Furthermore, the option of breaking a project into a number of smaller jobs works to further reduce the probability of a contractor stealing your idea. The first job I posted was for character and logo design for an iPhone game. There was no need for me to specify details regarding the project I had in mind beyond how I wanted it to look, they could not have stolen my idea. And even if there was, a designer working in the Philippines or India is most likely already making an above average wage doing design work. There is very little reason for them to run off with an idea and risk this.
Overseas outsourcing adds other factors to managing
You are probably going to end up hiring someone from overseas.
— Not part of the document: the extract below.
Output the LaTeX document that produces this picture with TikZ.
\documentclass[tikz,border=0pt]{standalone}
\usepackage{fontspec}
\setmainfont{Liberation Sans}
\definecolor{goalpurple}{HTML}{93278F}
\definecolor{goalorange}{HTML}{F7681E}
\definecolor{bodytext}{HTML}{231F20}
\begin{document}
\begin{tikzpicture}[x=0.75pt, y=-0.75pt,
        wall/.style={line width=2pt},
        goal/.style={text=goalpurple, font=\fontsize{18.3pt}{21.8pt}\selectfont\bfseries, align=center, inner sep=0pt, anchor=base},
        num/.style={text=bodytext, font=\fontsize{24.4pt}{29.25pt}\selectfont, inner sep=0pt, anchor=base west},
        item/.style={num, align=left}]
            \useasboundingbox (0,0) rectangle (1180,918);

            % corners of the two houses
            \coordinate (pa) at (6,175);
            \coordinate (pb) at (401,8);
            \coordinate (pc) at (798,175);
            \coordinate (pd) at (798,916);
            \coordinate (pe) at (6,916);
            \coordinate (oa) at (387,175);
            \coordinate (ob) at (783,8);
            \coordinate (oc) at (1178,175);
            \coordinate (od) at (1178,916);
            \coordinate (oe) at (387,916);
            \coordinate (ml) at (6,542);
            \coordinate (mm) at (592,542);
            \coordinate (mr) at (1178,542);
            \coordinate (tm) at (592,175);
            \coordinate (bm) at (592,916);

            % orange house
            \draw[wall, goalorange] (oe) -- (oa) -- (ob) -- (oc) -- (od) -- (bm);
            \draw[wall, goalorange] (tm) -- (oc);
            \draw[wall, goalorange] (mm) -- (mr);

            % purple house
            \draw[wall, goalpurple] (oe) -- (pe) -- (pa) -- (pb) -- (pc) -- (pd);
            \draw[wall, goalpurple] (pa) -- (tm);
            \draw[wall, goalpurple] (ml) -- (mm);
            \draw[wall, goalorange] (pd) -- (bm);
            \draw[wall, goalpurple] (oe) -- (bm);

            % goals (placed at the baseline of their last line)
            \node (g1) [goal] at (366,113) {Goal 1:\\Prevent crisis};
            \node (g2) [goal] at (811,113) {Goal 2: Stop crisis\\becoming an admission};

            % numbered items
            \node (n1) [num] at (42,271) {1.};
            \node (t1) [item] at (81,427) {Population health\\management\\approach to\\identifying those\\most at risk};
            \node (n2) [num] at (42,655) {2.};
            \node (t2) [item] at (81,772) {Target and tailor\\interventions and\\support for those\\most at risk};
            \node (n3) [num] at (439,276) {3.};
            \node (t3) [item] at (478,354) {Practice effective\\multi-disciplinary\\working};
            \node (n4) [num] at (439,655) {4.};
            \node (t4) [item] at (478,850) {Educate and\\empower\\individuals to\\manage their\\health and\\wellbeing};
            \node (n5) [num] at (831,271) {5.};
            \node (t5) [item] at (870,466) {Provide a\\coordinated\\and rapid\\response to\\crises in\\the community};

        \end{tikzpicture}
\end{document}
Be aware that language is likely to be an issue and that time zones will almost definitely be a big issue. I have found, in my experience with Eastern European developers for example, that even though they are based in Ukraine, they work to US hours to expand their customer base. It can be hard to contact them quickly to resolve issues unless you are prepared to stay up very late on Skype etc.
Conduct Interviews via Skype
Skype is the best way to get an impression online for whether the person or business are going to be worth the money, or try to take you for a ride. I’d recommend it if you’re hiring anyone without an extensive portfolio and Upwork work history.
Credit your contractors
Once your game or app is ready, from your perspective you will most likely want the biggest spread of publicity possible to promote it. From your contractors’ perspective they want to promote the hard work they have undertaken for you and tell their friends, family and future employers all about it. A credits screen within your game or app is a cheap and simple way to publicise it in geographic or cultural areas which may be isolated from your marketing strategy, and from a source that your potential customers trust. Plus it gives everyone that has worked on it the recognition you all deserve to improve your future prospects.
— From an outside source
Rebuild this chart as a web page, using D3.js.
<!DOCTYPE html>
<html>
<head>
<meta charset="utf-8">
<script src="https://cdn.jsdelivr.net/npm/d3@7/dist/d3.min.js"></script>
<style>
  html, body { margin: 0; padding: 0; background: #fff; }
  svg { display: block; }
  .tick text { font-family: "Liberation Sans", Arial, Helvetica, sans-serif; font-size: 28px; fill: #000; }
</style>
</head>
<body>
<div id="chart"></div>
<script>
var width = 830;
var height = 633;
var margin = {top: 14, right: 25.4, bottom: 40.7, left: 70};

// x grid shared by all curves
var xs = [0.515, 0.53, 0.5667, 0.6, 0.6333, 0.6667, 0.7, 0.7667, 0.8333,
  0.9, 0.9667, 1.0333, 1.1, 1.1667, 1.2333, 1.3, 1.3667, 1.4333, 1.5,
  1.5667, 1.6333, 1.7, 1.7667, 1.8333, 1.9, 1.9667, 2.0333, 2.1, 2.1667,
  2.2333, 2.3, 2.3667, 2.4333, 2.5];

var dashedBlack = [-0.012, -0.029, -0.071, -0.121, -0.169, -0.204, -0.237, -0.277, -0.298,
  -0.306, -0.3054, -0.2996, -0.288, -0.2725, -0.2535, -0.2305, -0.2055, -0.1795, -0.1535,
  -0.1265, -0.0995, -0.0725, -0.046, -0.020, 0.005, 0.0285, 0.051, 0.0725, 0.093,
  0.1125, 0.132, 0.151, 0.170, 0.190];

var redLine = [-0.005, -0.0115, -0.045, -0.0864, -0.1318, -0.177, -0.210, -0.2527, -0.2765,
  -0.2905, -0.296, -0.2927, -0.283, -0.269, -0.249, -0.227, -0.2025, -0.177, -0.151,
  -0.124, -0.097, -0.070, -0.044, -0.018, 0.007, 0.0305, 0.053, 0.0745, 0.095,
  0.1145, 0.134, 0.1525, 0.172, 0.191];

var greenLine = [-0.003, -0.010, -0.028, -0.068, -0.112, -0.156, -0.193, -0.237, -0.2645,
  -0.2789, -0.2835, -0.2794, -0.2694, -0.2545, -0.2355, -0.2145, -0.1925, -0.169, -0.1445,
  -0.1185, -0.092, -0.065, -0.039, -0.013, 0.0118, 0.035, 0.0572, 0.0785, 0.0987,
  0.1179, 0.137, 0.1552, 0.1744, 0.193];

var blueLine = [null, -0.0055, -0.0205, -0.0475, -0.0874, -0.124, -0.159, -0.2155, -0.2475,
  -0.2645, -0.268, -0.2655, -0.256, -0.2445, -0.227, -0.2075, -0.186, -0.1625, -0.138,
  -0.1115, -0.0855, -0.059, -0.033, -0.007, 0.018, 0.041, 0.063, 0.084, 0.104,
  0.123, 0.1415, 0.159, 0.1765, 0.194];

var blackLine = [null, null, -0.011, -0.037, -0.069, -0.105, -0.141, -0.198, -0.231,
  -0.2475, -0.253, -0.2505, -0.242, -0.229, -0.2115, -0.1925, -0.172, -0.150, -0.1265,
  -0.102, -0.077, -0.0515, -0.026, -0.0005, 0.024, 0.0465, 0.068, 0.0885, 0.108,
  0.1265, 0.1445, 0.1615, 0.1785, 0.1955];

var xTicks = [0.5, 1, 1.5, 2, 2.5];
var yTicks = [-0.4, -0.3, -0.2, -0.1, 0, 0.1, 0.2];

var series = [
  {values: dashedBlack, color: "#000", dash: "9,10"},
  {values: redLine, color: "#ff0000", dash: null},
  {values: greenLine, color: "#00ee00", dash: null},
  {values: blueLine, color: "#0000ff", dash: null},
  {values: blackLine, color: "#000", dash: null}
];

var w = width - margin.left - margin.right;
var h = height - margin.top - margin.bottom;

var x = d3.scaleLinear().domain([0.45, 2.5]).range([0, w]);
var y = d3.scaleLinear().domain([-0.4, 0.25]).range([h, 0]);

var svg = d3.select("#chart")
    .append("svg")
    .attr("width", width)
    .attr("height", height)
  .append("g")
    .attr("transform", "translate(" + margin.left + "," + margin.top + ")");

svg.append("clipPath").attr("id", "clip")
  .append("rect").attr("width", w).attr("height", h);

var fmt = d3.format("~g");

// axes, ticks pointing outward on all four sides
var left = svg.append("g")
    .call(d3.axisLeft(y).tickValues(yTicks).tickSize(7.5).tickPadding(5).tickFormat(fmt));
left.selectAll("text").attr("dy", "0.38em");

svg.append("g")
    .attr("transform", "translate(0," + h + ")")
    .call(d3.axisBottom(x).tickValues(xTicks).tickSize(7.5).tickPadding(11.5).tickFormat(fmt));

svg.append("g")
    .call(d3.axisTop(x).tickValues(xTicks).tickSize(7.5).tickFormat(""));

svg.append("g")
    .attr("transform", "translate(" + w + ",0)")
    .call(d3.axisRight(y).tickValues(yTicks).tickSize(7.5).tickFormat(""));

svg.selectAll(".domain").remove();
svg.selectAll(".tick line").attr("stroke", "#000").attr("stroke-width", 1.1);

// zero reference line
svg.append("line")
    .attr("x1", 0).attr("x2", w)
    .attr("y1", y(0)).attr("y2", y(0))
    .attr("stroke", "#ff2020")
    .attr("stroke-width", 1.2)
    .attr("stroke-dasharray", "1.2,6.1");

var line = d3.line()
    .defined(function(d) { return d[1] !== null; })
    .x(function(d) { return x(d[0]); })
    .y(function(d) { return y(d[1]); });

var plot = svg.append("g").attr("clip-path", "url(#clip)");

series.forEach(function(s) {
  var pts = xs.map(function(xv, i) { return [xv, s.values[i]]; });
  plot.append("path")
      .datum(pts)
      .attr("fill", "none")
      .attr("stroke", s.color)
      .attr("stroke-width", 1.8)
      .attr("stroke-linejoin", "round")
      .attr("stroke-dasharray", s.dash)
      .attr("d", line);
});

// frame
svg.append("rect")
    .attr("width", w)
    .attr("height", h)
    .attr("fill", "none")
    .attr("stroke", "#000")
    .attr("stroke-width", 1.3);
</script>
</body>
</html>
And that just about wraps up my list of things I wish I knew before I began and what I’ve learnt since! I will mention quickly though, that if you are worried about funding a project and being completely underwhelmed by what you receive in return, you needn’t be. When you fund a project it enters Upwork’s intermediary account. The funds will not be released to the contractor until you are absolutely satisfied with the service provided, otherwise they will be refunded in full to you. I can confirm this as I have already had this experience with one designer whose work was not up to the standard I requested or on time.
Anyway, I wish you all the best of luck with your IT ventures and I’m looking forward to meeting you in person at RCL!
Paul Moffatt, Founder and Director of PhilanthroPlay Pty Ltd.